Novel Multi-Frequency Scanning Probe Microscopy Technique for Quantum Metrology

Quantum sensing technologies are at the forefront of achieving unparalleled sensitivities in measuring various physical quantities, which are crucial for advancements in various scientific fields, ranging from fundamental physics to biomedical research. In particular, new scanning probe modalities based on the Atomic Force Microscope (AFM) continue to emerge, allowing for highly controlled and precise operation, excitation, and manipulation of both the microcantilever probe and a specific sample region. Here, we present a novel multi-frequency AFM technique that leverages the nanomechanical interaction between the AFM tip and the sample surface in the quantum regime of the sample deformation states. We use this technique to image the vibrational modes of suspended carbon nanotube resonators. Specifically, we realize nanomechanical resonators consisting of arrays of single walled carbon nanotubes (SWCNTs) clamped between metallic contact electrodes and suspended above trenches etched in SiO2 substrates. TheSWCNTs are excited in various vibration states by applying controllable voltages to an underlying back-gate electrode patterned on the substrate.
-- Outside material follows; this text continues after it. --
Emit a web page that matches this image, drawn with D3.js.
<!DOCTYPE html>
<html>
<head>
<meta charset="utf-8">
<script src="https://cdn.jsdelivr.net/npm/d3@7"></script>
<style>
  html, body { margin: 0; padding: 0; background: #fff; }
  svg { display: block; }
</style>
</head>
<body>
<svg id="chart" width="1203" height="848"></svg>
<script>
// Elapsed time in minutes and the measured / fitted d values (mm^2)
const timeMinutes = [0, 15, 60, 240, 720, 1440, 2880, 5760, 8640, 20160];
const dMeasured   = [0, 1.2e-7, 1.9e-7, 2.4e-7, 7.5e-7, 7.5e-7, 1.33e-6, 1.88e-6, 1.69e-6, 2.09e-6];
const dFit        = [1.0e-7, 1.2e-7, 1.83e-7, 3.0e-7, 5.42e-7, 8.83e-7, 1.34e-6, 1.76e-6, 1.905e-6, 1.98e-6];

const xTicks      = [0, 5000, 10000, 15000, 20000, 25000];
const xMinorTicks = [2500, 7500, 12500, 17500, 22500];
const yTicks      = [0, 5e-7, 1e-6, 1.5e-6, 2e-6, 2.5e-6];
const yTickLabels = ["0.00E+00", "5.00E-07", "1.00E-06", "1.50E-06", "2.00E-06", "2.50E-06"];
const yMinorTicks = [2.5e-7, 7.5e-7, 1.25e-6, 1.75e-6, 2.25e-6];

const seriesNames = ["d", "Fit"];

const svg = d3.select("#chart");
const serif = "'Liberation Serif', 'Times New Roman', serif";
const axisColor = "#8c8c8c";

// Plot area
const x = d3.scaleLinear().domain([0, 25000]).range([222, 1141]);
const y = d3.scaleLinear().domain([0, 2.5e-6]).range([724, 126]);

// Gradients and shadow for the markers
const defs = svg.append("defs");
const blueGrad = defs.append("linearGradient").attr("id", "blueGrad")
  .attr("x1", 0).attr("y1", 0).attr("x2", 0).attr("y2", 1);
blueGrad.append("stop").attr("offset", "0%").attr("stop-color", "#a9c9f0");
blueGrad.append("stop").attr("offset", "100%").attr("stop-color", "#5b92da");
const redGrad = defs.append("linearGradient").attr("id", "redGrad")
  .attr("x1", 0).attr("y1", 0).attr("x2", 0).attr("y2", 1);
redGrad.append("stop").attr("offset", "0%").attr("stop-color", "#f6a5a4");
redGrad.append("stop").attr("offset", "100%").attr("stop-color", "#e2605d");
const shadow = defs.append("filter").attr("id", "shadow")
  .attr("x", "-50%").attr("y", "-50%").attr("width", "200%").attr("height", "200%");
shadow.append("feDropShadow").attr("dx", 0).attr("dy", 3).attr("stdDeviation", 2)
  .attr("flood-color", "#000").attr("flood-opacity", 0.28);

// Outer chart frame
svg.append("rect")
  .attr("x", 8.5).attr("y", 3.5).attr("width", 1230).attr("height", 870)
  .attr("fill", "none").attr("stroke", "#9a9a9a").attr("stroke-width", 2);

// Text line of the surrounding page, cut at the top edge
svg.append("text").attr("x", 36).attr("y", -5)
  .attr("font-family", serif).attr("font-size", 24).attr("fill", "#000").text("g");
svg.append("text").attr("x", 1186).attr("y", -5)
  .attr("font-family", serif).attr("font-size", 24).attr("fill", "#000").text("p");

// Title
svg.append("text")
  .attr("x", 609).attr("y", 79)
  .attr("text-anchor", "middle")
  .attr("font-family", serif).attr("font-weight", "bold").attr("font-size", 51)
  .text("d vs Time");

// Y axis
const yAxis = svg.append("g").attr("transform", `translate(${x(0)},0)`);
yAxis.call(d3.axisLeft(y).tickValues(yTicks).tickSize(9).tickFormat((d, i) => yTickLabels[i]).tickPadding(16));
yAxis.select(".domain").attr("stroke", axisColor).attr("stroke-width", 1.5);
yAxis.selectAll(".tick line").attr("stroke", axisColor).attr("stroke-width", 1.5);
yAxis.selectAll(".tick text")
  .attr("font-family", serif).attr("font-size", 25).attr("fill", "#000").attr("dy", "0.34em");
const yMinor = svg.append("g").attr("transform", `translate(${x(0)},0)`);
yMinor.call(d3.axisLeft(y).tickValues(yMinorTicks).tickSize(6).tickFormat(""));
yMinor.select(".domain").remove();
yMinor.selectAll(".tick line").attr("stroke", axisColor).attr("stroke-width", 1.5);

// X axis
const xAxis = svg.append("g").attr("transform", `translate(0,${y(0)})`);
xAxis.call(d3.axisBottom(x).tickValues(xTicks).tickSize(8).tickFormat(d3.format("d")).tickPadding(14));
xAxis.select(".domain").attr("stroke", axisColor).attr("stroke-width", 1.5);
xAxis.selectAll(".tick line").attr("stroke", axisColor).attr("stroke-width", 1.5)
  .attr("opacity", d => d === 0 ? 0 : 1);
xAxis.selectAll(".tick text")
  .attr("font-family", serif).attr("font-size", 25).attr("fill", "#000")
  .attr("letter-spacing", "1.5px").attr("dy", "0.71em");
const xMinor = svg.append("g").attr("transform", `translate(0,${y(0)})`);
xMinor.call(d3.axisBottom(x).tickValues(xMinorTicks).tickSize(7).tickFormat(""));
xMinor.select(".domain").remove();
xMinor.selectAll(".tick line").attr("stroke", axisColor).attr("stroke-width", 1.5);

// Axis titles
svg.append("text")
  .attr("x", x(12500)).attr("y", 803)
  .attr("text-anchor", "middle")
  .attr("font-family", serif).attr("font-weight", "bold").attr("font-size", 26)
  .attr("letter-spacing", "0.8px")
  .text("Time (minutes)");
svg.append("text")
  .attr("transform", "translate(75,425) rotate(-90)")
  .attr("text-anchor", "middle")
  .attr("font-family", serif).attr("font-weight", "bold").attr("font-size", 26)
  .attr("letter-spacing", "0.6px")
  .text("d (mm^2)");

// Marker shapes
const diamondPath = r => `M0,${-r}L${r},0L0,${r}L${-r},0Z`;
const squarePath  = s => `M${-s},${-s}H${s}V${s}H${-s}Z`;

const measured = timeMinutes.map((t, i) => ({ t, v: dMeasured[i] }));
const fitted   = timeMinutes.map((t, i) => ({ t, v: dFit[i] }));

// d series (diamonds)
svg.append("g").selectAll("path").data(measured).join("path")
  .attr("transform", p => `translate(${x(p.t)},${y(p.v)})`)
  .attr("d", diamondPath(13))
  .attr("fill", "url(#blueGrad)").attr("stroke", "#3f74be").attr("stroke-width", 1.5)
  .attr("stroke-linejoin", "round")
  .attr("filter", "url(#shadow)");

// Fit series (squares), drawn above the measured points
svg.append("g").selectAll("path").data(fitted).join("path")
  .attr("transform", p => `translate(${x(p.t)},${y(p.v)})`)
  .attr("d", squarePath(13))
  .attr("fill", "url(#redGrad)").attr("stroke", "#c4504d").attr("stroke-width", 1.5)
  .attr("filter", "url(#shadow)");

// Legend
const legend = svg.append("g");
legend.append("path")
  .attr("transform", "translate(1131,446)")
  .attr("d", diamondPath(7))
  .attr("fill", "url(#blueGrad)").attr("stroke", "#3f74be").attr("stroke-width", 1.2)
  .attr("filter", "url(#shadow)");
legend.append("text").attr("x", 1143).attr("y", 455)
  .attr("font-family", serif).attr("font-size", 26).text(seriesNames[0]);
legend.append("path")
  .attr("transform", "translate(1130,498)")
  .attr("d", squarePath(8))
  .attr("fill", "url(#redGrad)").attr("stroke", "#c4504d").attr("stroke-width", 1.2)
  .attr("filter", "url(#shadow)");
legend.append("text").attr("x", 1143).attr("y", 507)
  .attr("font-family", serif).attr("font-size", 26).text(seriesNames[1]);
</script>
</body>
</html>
The bending mode vibrations of these mesoscopic quantum oscillators are detected by means of a novel multi-frequency AFM approach that enables the measurement of vibrational states across a wide range of frequencies, from 0.1 – 1 GHz. We quantify the dynamics of these systems and measure the fundamental parameters that describe the system-environment interactions, including the sample quality factor, damping rates, and relaxation timescales. We demonstrate that this measurement technique is minimally invasive, involving sub-pN interaction forces, and thus it is optimal for a variety of quantum sensing and quantum metrology applications.